start

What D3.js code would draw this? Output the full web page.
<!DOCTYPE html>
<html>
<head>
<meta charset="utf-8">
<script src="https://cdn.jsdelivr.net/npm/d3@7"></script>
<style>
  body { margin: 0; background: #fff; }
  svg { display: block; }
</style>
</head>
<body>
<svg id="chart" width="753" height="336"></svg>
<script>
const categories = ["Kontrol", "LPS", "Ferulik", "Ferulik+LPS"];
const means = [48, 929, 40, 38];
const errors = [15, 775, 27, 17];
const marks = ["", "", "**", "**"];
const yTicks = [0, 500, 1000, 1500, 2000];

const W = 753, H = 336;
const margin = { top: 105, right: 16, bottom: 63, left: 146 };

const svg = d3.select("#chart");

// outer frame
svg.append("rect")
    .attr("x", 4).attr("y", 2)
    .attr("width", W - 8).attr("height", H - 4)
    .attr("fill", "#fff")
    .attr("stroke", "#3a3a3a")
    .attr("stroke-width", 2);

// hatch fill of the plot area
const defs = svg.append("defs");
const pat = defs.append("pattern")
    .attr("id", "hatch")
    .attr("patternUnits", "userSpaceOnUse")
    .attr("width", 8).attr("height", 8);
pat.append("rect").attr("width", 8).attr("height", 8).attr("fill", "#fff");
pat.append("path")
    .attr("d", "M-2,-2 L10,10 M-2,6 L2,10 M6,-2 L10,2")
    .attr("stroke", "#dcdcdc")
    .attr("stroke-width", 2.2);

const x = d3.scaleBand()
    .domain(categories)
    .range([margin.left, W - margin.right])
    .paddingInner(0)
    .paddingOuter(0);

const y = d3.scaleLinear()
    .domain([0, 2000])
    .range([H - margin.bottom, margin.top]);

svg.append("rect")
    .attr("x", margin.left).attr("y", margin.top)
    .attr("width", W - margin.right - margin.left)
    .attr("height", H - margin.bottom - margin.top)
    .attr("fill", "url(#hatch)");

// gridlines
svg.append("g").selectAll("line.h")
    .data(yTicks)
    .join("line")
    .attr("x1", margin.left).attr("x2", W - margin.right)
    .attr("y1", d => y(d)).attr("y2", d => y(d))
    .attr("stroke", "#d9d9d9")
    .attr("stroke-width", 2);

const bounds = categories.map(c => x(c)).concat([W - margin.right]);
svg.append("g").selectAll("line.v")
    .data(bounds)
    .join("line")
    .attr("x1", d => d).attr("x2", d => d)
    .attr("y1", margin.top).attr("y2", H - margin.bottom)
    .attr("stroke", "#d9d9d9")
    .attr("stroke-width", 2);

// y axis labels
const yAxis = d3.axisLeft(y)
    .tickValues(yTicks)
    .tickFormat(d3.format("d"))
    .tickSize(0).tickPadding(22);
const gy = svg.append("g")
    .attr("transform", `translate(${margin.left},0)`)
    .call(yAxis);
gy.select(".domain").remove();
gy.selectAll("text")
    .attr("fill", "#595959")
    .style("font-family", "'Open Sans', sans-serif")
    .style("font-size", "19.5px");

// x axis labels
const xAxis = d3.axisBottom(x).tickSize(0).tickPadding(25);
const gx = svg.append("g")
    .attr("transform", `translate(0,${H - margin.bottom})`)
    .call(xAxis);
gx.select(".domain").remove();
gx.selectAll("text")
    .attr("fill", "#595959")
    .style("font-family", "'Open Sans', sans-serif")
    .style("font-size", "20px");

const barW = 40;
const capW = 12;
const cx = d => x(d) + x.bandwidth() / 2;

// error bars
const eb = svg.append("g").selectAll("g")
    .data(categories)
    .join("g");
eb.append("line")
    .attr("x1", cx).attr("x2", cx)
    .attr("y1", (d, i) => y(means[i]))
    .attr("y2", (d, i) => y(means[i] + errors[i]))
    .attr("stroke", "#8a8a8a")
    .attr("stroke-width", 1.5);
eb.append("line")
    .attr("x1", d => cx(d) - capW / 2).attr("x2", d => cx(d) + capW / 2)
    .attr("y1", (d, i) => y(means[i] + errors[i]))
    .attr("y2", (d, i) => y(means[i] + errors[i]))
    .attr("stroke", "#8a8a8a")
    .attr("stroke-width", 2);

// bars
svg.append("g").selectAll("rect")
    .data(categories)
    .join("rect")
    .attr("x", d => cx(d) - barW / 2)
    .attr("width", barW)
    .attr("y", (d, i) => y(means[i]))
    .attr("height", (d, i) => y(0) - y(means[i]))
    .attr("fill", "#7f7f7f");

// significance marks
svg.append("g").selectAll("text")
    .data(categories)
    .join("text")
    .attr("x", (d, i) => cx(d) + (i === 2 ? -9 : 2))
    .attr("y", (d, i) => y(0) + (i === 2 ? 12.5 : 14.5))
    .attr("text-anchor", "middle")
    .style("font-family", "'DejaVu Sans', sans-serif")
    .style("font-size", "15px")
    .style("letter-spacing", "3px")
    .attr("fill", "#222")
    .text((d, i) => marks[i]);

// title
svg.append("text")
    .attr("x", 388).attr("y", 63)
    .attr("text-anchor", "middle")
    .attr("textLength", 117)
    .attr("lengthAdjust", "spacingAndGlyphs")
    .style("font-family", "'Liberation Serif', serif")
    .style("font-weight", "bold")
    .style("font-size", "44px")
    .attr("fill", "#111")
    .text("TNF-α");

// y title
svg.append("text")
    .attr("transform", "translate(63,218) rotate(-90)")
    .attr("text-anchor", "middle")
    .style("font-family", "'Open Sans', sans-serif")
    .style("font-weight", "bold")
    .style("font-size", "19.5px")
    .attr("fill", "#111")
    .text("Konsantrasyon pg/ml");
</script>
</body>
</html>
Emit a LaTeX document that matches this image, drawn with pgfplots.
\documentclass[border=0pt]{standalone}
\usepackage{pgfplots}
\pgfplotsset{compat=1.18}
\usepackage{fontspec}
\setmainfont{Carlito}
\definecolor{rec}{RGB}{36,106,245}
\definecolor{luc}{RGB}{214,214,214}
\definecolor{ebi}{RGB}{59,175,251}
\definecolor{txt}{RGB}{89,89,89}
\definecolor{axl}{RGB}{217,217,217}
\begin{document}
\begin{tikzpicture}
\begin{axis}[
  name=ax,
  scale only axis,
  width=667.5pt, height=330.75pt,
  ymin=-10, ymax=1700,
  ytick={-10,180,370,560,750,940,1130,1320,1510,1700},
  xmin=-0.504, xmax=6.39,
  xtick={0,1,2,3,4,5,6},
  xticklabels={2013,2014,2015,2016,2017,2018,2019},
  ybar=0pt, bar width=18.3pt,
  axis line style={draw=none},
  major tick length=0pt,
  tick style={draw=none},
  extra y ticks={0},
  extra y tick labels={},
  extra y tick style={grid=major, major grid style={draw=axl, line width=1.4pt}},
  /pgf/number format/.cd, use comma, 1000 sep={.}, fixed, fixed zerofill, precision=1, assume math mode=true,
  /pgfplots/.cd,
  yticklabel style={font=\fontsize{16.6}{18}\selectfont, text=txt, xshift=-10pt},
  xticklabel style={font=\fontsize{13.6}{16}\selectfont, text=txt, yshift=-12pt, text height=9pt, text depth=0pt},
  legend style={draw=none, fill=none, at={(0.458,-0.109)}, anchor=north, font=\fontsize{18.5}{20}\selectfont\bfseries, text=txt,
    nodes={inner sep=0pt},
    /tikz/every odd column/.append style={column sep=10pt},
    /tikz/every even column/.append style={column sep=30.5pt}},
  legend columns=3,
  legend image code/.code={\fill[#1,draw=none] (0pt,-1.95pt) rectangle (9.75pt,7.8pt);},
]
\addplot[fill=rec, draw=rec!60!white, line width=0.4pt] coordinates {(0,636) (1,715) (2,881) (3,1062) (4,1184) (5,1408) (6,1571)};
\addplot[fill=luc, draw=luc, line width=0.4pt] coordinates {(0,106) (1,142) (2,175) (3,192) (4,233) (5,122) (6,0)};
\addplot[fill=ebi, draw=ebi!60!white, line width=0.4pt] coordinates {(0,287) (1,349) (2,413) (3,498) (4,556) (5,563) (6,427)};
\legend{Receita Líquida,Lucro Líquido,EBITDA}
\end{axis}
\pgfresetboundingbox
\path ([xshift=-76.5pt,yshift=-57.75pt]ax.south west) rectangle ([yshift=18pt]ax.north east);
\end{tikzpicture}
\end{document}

end

Instruction
Out of the records, collect only those lines that contain the string "this".

Finished answer
What D3.js code would draw this? Output the full web page.
Emit a LaTeX document that matches this image, drawn with pgfplots.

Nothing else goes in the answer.